Он снял шинель и повесил ее на сучок. Его красные штаны, перетянутые ремешком, доходили ему выше пояса, жесткая рубаха из грубого небеленого холста, прихваченная у шеи форменным галстуком, топорщилась, — от этого он казался еще круглее. Самодовольно покачиваясь, он засучил рукава, желая лишний раз показать Розали два пылающих сердца, он дал их вытатуировать себе в полку; под ними был девиз: «Навсегда».
— Ты ходил утром к обедне? — спросила Розали. Она каждое воскресенье подвергала его этому допросу.
— К обедне… к обедне… — повторил он, усмехаясь. Красные уши оттопыривались от коротко остриженной головы, вся его маленькая круглая особа выражала собой величайшую насмешливость.

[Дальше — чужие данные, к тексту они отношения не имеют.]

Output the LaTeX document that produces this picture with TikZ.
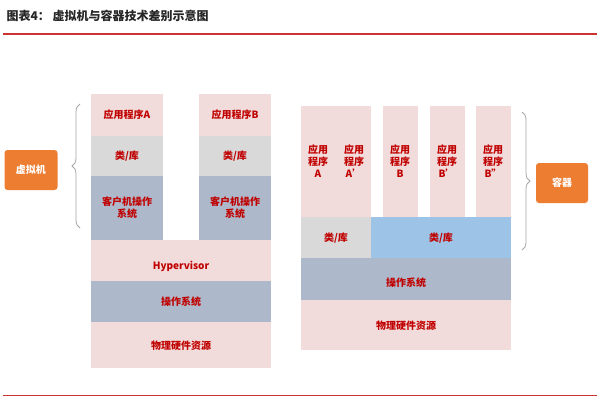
\documentclass[tikz,border=0pt]{standalone}
\usepackage{fontspec}
\setmainfont{Noto Sans CJK SC}
\usetikzlibrary{decorations.pathreplacing}
\definecolor{pk}{HTML}{F2DCDB}
\definecolor{gy}{HTML}{D9D9D9}
\definecolor{bg}{HTML}{ADB9CA}
\definecolor{lb}{HTML}{9DC3E6}
\definecolor{rd}{HTML}{C00000}
\definecolor{og}{HTML}{ED7D31}
\begin{document}
\begin{tikzpicture}[x=1pt,y=-1pt,
 blk/.style={font=\fontsize{10}{12}\selectfont\bfseries,text=rd,inner sep=0pt,align=center},
 br/.style={draw=gray!70,line width=0.8pt,decorate,decoration={brace,amplitude=8pt}}]
\useasboundingbox[fill=white] (0,0) rectangle (600,400);
\node[anchor=west,font=\fontsize{12}{14}\selectfont\bfseries,text=black!85] (title) at (3,16) {图表4：\ 虚拟机与容器技术差别示意图};
\draw[rd!80,line width=1.2pt] (3,34) coordinate (t1) -- (597,34) coordinate (t2);
\draw[rd!80,line width=0.8pt] (3,395) coordinate (b1) -- (597,395) coordinate (b2);
% left
\fill[pk] (91,94) rectangle (163,136); \node[blk] (aA) at (127,115) {应用程序A};
\fill[gy] (91,136) rectangle (163,176); \node[blk] (lA) at (127,156) {类/库};
\fill[bg] (91,176) rectangle (163,240); \node[blk] (gA) at (127,208) {客户机操作\\系统};
\fill[pk] (199,94) rectangle (271,136); \node[blk] (aB) at (235,115) {应用程序B};
\fill[gy] (199,136) rectangle (271,176); \node[blk] (lB) at (235,156) {类/库};
\fill[bg] (199,176) rectangle (271,240); \node[blk] (gB) at (235,208) {客户机操作\\系统};
\fill[pk] (91,240) rectangle (271,281); \node[blk] (hv) at (181,266) {Hypervisor};
\fill[bg] (91,281) rectangle (271,322); \node[blk] (os1) at (181,302) {操作系统};
\fill[pk] (91,322) rectangle (271,368); \node[blk] (hw1) at (181,346) {物理硬件资源};
\draw[br] (80,228) coordinate (lb1) -- (80,104) coordinate (lb2);
\node[fill=og,rounded corners=3pt,minimum width=53pt,minimum height=40pt,text=white,font=\fontsize{10}{12}\selectfont\bfseries] (vm) at (31,170) {虚拟机};
% right
\fill[pk] (301,106) rectangle (371,217);
\node[blk] (rA) at (318,161) {应用\\程序\\A};
\node[blk] (rA2) at (354,161) {应用\\程序\\A'};
\fill[pk] (383,106) rectangle (418,217); \node[blk] (rB) at (400,161) {应用\\程序\\B};
\fill[pk] (430,106) rectangle (465,217); \node[blk] (rB2) at (447,161) {应用\\程序\\B'};
\fill[pk] (476,106) rectangle (511,217); \node[blk] (rB3) at (493,161) {应用\\程序\\B''};
\fill[gy] (301,217) rectangle (371,258); \node[blk] (rl1) at (336,238) {类/库};
\fill[lb] (371,217) rectangle (511,258); \node[blk] (rl2) at (441,238) {类/库};
\fill[bg] (301,258) rectangle (511,300); \node[blk] (os2) at (406,283) {操作系统};
\fill[pk] (301,300) rectangle (511,350); \node[blk] (hw2) at (406,326) {物理硬件资源};
\draw[br] (522,112) coordinate (rb1) -- (522,250) coordinate (rb2);
\node[fill=og,rounded corners=3pt,minimum width=52pt,minimum height=40pt,text=white,font=\fontsize{10}{12}\selectfont\bfseries] (ct) at (562,183) {容器};
\end{tikzpicture}
\end{document}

— Само собой, ходил, — сказал он наконец.
— Врешь, — напустилась на него Розали. — Вижу, что врешь: у тебя кончик носа шевелится… Эх, Зефирен, ты пошел по дурной дорожке. У тебя уже и веры-то нет… Берегись!
Вместо ответа он развязным жестом попытался взять ее за талию. Но она приняла возмущенный вид.

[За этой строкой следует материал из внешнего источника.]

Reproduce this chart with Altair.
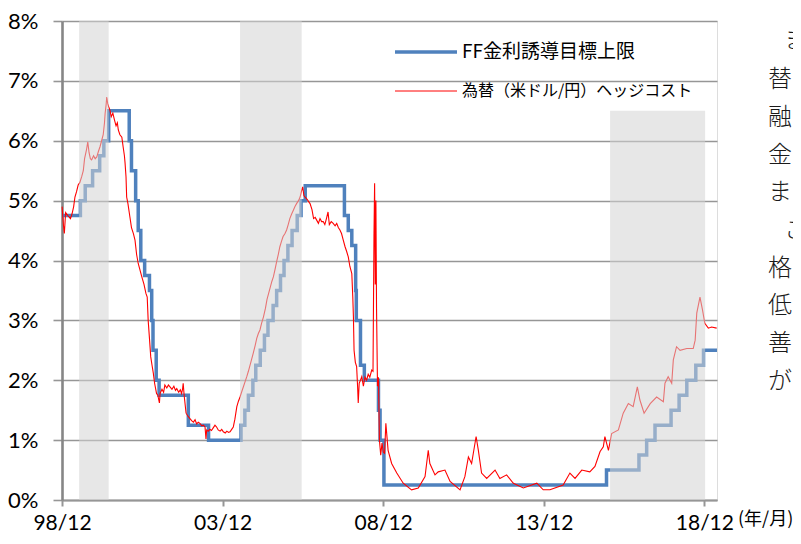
import json
import altair as alt
import pandas as pd

# ---- data ----
# FF target rate, upper bound (step changes, decimal years)
ff_t = [1998.917, 1999.49, 1999.64, 1999.87, 2000.09, 2000.22, 2000.37,
        2001.01, 2001.08, 2001.21, 2001.29, 2001.37, 2001.49, 2001.64, 2001.71,
        2001.75, 2001.85, 2001.94, 2002.85, 2003.48,
        2004.49, 2004.61, 2004.72, 2004.86, 2004.95, 2005.09, 2005.22, 2005.33,
        2005.49, 2005.60, 2005.72, 2005.83, 2005.95, 2006.08, 2006.24, 2006.36,
        2006.49, 2007.71, 2007.83, 2007.94, 2008.06, 2008.08, 2008.21, 2008.33,
        2008.77, 2008.82, 2008.94,
        2015.87, 2016.88, 2017.12, 2017.38, 2017.88, 2018.13, 2018.37, 2018.65,
        2018.89, 2019.31]
ff_v = [4.75, 5.00, 5.25, 5.50, 5.75, 6.00, 6.50,
        6.00, 5.50, 5.00, 4.50, 4.00, 3.75, 3.50, 3.00,
        2.50, 2.00, 1.75, 1.25, 1.00,
        1.25, 1.50, 1.75, 2.00, 2.25, 2.50, 2.75, 3.00,
        3.25, 3.50, 3.75, 4.00, 4.25, 4.50, 4.75, 5.00,
        5.25, 4.75, 4.50, 4.25, 3.50, 3.00, 2.25, 2.00,
        1.50, 1.00, 0.25,
        0.50, 0.75, 1.00, 1.25, 1.50, 1.75, 2.00, 2.25,
        2.50, 2.50]

# USD/JPY hedge cost
hedge_t = [1998.92, 1998.96, 1998.99, 1999.03, 1999.10, 1999.18, 1999.23, 1999.28,
           1999.32, 1999.37, 1999.42, 1999.47, 1999.53, 1999.58, 1999.62, 1999.68,
           1999.72, 1999.76, 1999.80, 1999.84, 1999.90, 1999.95, 2000.00, 2000.05,
           2000.10, 2000.15, 2000.20, 2000.24, 2000.26, 2000.29, 2000.31, 2000.34,
           2000.38, 2000.41, 2000.45, 2000.50, 2000.55, 2000.60, 2000.64, 2000.67,
           2000.72, 2000.78, 2000.82, 2000.86, 2000.88, 2000.91, 2000.93, 2000.97,
           2001.03, 2001.08, 2001.14, 2001.19, 2001.24, 2001.29, 2001.34, 2001.40,
           2001.47, 2001.53, 2001.57, 2001.60, 2001.64, 2001.68, 2001.72, 2001.76,
           2001.80, 2001.86, 2001.90, 2001.95, 2001.97, 2002.03, 2002.08, 2002.12,
           2002.18, 2002.23, 2002.28, 2002.34, 2002.40, 2002.45, 2002.49, 2002.55,
           2002.60, 2002.64, 2002.67, 2002.69, 2002.72, 2002.76, 2002.78, 2002.84,
           2002.90, 2002.96, 2003.01, 2003.06, 2003.11, 2003.16, 2003.21, 2003.27,
           2003.32, 2003.37, 2003.40, 2003.42, 2003.47, 2003.52, 2003.57, 2003.62,
           2003.68, 2003.73, 2003.78, 2003.84, 2003.89, 2003.94, 2004.00, 2004.05,
           2004.10, 2004.15, 2004.20, 2004.25, 2004.30, 2004.36, 2004.41, 2004.46,
           2004.52, 2004.57, 2004.62, 2004.67, 2004.72, 2004.77, 2004.82, 2004.87,
           2004.93, 2004.98, 2005.03, 2005.08, 2005.13, 2005.19, 2005.25, 2005.30,
           2005.35, 2005.40, 2005.45, 2005.50, 2005.55, 2005.60, 2005.65, 2005.70,
           2005.75, 2005.80, 2005.86, 2005.91, 2005.96, 2006.01, 2006.07, 2006.12,
           2006.17, 2006.22, 2006.28, 2006.33, 2006.37, 2006.41, 2006.45, 2006.50,
           2006.55, 2006.60, 2006.64, 2006.70, 2006.75, 2006.80, 2006.85, 2006.90,
           2006.95, 2007.00, 2007.05, 2007.10, 2007.15, 2007.20, 2007.24, 2007.30,
           2007.36, 2007.42, 2007.47, 2007.52, 2007.57, 2007.62, 2007.67, 2007.73,
           2007.78, 2007.83, 2007.88, 2007.94, 2007.97, 2007.99, 2008.01, 2008.05,
           2008.09, 2008.12, 2008.14, 2008.17, 2008.21, 2008.25, 2008.30, 2008.35,
           2008.40, 2008.45, 2008.50, 2008.56, 2008.60, 2008.63, 2008.65, 2008.67,
           2008.69, 2008.71, 2008.74, 2008.77, 2008.80, 2008.84, 2008.88, 2008.92,
           2008.96, 2009.00, 2009.07, 2009.18, 2009.34, 2009.54, 2009.80, 2010.01,
           2010.22, 2010.32, 2010.37, 2010.53, 2010.63, 2010.84, 2011.00, 2011.31,
           2011.46, 2011.57, 2011.67, 2011.81, 2011.88, 2011.98, 2012.14, 2012.40,
           2012.55, 2012.76, 2012.97, 2013.28, 2013.70, 2013.90, 2014.11, 2014.52,
           2014.73, 2014.89, 2015.10, 2015.35, 2015.51, 2015.67, 2015.77, 2015.82,
           2015.93, 2016.03, 2016.24, 2016.39, 2016.55, 2016.70, 2016.83, 2016.91,
           2017.04, 2017.23, 2017.43, 2017.64, 2017.69, 2017.79, 2017.90, 2017.95,
           2018.05, 2018.16, 2018.37, 2018.57, 2018.63, 2018.68, 2018.78, 2018.86,
           2018.93, 2019.04, 2019.14, 2019.30]
hedge_v = [4.90, 4.60, 4.45, 4.80, 4.75, 4.70, 4.78, 4.90,
           5.06, 5.15, 5.26, 5.30, 5.40, 5.50, 5.70, 5.85,
           5.98, 5.80, 5.70, 5.68, 5.75, 5.70, 5.73, 5.82,
           5.90, 6.00, 6.10, 6.30, 6.46, 6.60, 6.73, 6.62,
           6.55, 6.51, 6.40, 6.46, 6.35, 6.25, 6.30, 6.18,
           6.10, 6.06, 5.90, 5.75, 5.63, 5.40, 5.06, 4.95,
           4.73, 4.55, 4.45, 4.34, 4.10, 3.95, 3.85, 3.73,
           3.60, 3.45, 3.39, 3.00, 2.70, 2.39, 2.25, 2.12,
           1.95, 1.78, 1.75, 1.62, 1.78, 1.85, 1.80, 1.92,
           1.87, 1.92, 1.89, 1.85, 1.90, 1.83, 1.86, 1.80,
           1.84, 1.78, 1.85, 1.95, 1.75, 1.55, 1.45, 1.40,
           1.36, 1.32, 1.30, 1.34, 1.27, 1.30, 1.28, 1.24,
           1.25, 1.22, 1.02, 1.17, 1.15, 1.18, 1.16, 1.20,
           1.25, 1.22, 1.17, 1.15, 1.18, 1.14, 1.12, 1.15,
           1.13, 1.14, 1.18, 1.22, 1.35, 1.56, 1.65, 1.72,
           1.82, 1.90, 1.98, 2.06, 2.15, 2.25, 2.35, 2.45,
           2.58, 2.70, 2.78, 2.84, 2.95, 3.06, 3.20, 3.35,
           3.45, 3.55, 3.65, 3.73, 3.85, 3.98, 4.10, 4.23,
           4.32, 4.40, 4.45, 4.51, 4.60, 4.70, 4.78, 4.84,
           4.90, 4.95, 5.00, 5.06, 5.15, 5.23, 5.08, 5.05,
           5.02, 4.98, 4.95, 4.85, 4.70, 4.72, 4.67, 4.62,
           4.70, 4.65, 4.65, 4.60, 4.70, 4.81, 4.60, 4.65,
           4.62, 4.58, 4.62, 4.55, 4.51, 4.45, 4.35, 4.23,
           4.15, 4.06, 3.90, 3.78, 3.40, 3.06, 2.50, 2.30,
           2.23, 1.90, 1.62, 1.95, 2.00, 2.06, 1.90, 2.05,
           2.00, 2.10, 2.05, 2.17, 2.15, 4.40, 5.29, 3.60,
           5.00, 3.20, 1.90, 2.05, 1.00, 0.75, 0.95, 0.80,
           0.78, 1.28, 0.83, 0.61, 0.45, 0.28, 0.17, 0.20,
           0.39, 0.83, 0.61, 0.42, 0.47, 0.50, 0.31, 0.17,
           0.39, 0.72, 0.61, 1.06, 0.83, 0.45, 0.36, 0.50,
           0.36, 0.42, 0.28, 0.20, 0.28, 0.17, 0.17, 0.25,
           0.45, 0.36, 0.50, 0.47, 0.56, 0.81, 0.89, 1.06,
           0.83, 1.11, 1.17, 1.45, 1.61, 1.56, 1.89, 1.67,
           1.45, 1.61, 1.72, 1.64, 1.95, 2.06, 1.95, 2.34,
           2.56, 2.50, 2.53, 2.53, 2.67, 3.12, 3.39, 3.17,
           2.95, 2.87, 2.89, 2.87]

# rate-hike periods (shaded)
band_start = [1999.45, 2004.46, 2015.98]
band_end = [2000.37, 2006.38, 2018.94]
band_top = [8.0, 8.0, 6.5]

x_ticks = [1998.917, 2003.917, 2008.917, 2013.917, 2018.917]
x_labels = ["98/12", "03/12", "08/12", "13/12", "18/12"]
y_ticks = [0, 1, 2, 3, 4, 5, 6, 7, 8]

series_names = ["FF金利誘導目標上限", "為替（米ドル/円）ヘッジコスト"]
unit_label = "(年/月)"
side_chars = ["ま", "替", "融", "金", "ま", "こ", "格", "低", "善", "が"]

BLUE = "#4F81BD"
RED = "#FF0000"
GRID = "#969696"
FONT = "Lato"
JFONT = "Noto Sans CJK JP"

W, H = 655, 479

ff_df = pd.DataFrame({"t": ff_t, "v": ff_v})
hedge_df = pd.DataFrame({"t": hedge_t, "v": hedge_v})
band_df = pd.DataFrame({"s": band_start, "e": band_end, "top": band_top})

label_expr = (json.dumps(x_labels) + "[indexof(" + json.dumps(x_ticks) + ", datum.value)]")

xscale = alt.Scale(domain=[1998.917, 2019.31], nice=False, zero=False)
yscale = alt.Scale(domain=[0, 8], nice=False)

x_axis = alt.Axis(values=x_ticks, labelExpr=label_expr, title=None, grid=False,
                  domainColor=GRID, domainWidth=2, tickColor=GRID, tickWidth=2,
                  tickSize=6, labelPadding=6, labelFont=FONT, labelFontSize=21,
                  labelColor="#000000", labelFlush=False)
y_axis = alt.Axis(values=y_ticks, labelExpr="datum.value + '%'", title=None,
                  grid=True, gridColor=GRID, gridWidth=1.6,
                  domainColor="#868686", domainWidth=2.6, tickColor=GRID, tickWidth=1.6,
                  tickSize=9, labelPadding=15, labelFont=FONT, labelFontSize=22,
                  labelColor="#000000")

blue = alt.Chart(ff_df).mark_line(interpolate="step-after", color=BLUE,
                                  strokeWidth=3.5, strokeJoin="miter").encode(
    x=alt.X("t:Q", scale=xscale, axis=x_axis),
    y=alt.Y("v:Q", scale=yscale, axis=y_axis),
)
red = alt.Chart(hedge_df).mark_line(color=RED, strokeWidth=1.1).encode(
    x=alt.X("t:Q", scale=xscale),
    y=alt.Y("v:Q", scale=yscale),
)
bands = alt.Chart(band_df).mark_rect(color="#d4d4d4", opacity=0.55).encode(
    x=alt.X("s:Q", scale=xscale),
    x2="e:Q",
    y=alt.Y("top:Q", scale=yscale),
    y2=alt.datum(0),
)

layers = [blue, red, bands]

# legend (manual)
leg_y = [31, 70]
leg_col = [BLUE, RED]
leg_w = [3.5, 1]
leg_fs = [19, 16]
for name, yy, col, sw, fs in zip(series_names, leg_y, leg_col, leg_w, leg_fs):
    d = pd.DataFrame({"label": [name]})
    layers.append(alt.Chart(d).mark_rule(color=col, strokeWidth=sw).encode(
        x=alt.value(333), x2=alt.value(395), y=alt.value(yy)))
    layers.append(alt.Chart(d).mark_text(align="left", baseline="middle",
                                         font=JFONT, fontSize=fs, color="#000000").encode(
        x=alt.value(400), y=alt.value(yy), text="label:N"))

# unit label
layers.append(alt.Chart(pd.DataFrame({"label": [unit_label]})).mark_text(
    align="left", baseline="middle", font=JFONT, fontSize=18, color="#000000").encode(
    x=alt.value(676), y=alt.value(499), text="label:N"))

# body text on the right (first column of a cropped page)
row_y = [20, 59, 97, 135, 172, 210, 248, 285, 323, 361]
for i, (ch, yy) in enumerate(zip(side_chars, row_y)):
    xx = 722 if i in (0, 5) else 706
    layers.append(alt.Chart(pd.DataFrame({"label": [ch]})).mark_text(
        align="left", baseline="middle", font=JFONT, fontSize=24, fontWeight=300,
        color="#1a1a1a").encode(x=alt.value(xx), y=alt.value(yy), text="label:N"))

chart = alt.layer(*layers).properties(
    width=W, height=H,
    autosize=alt.AutoSizeParams(type="none"),
    padding={"left": 54, "top": 13, "right": 76, "bottom": 34},
).configure_view(stroke=None).configure(background="#ffffff")

chart.save("out.html", embed_options={"renderer": "svg", "actions": False})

— Ты у меня опять шинель наденешь, если не будешь вести себя прилично, — прикрикнула она на него. — Стыда в тебе нет. Вот барышня на тебя смотрит!
Тогда Зефирен с удвоенной энергией принялся за работу. Действительно, Жанна только что подняла глаза. Она немного устала играть. После камешков она набрала листьев и нарвала травы. Но ею овладевала лень, ей больше нравилось ничего не делать и только глядеть, как солнце, передвигаясь, все ярче озаряет ее: еще совсем недавно лишь ее ноги до колен купались в теплой волне, а теперь лучи достигали пояса. Тепло поднималось все выше, росло в ней, как ласка, приятно щекоча ее. Больше всего забавляли Жанну круглые пятна прекрасного золотисто-желтого цвета, плясавшие на ее шали. Они казались ей зверьками. И она запрокидывала голову, чтобы посмотреть, доберутся ли они до ее лица. А пока сложив руки, она подняла их против солнца. Как они были худы! Как прозрачны! Солнце просвечивало сквозь них. Но они все же казались ей красивыми, с их розовым, словно у раковины, отливом, тонкие и удлиненные, как руки изображенного на картине младенца Иисуса. Потом свежий воздух, развесистые деревья вокруг нее, зной — все это погрузило Жанну в легкое забытье. Ей казалось, что она спит, а в то же время она видела и слышала. Это было так хорошо, так приятно!
— Не отодвинуться ли вам, барышня? — сказала, вернувшись к ней, Розали. — Солнце слишком пригревает вас.
Но Жанна жестом отказалась двинуться с места. Ей было слишком хорошо. Теперь, охваченная любопытством, которое испытывают только дети к тому, что от них скрывают, она была всецело занята служанкой и маленьким солдатом. Она притворно опустила глаза, делая вид, что не смотрит. Со стороны можно было подумать, что она задремала; на самом же деле ее взгляд, из-под длинных ресниц, не отрывался от Розали и Зефирена.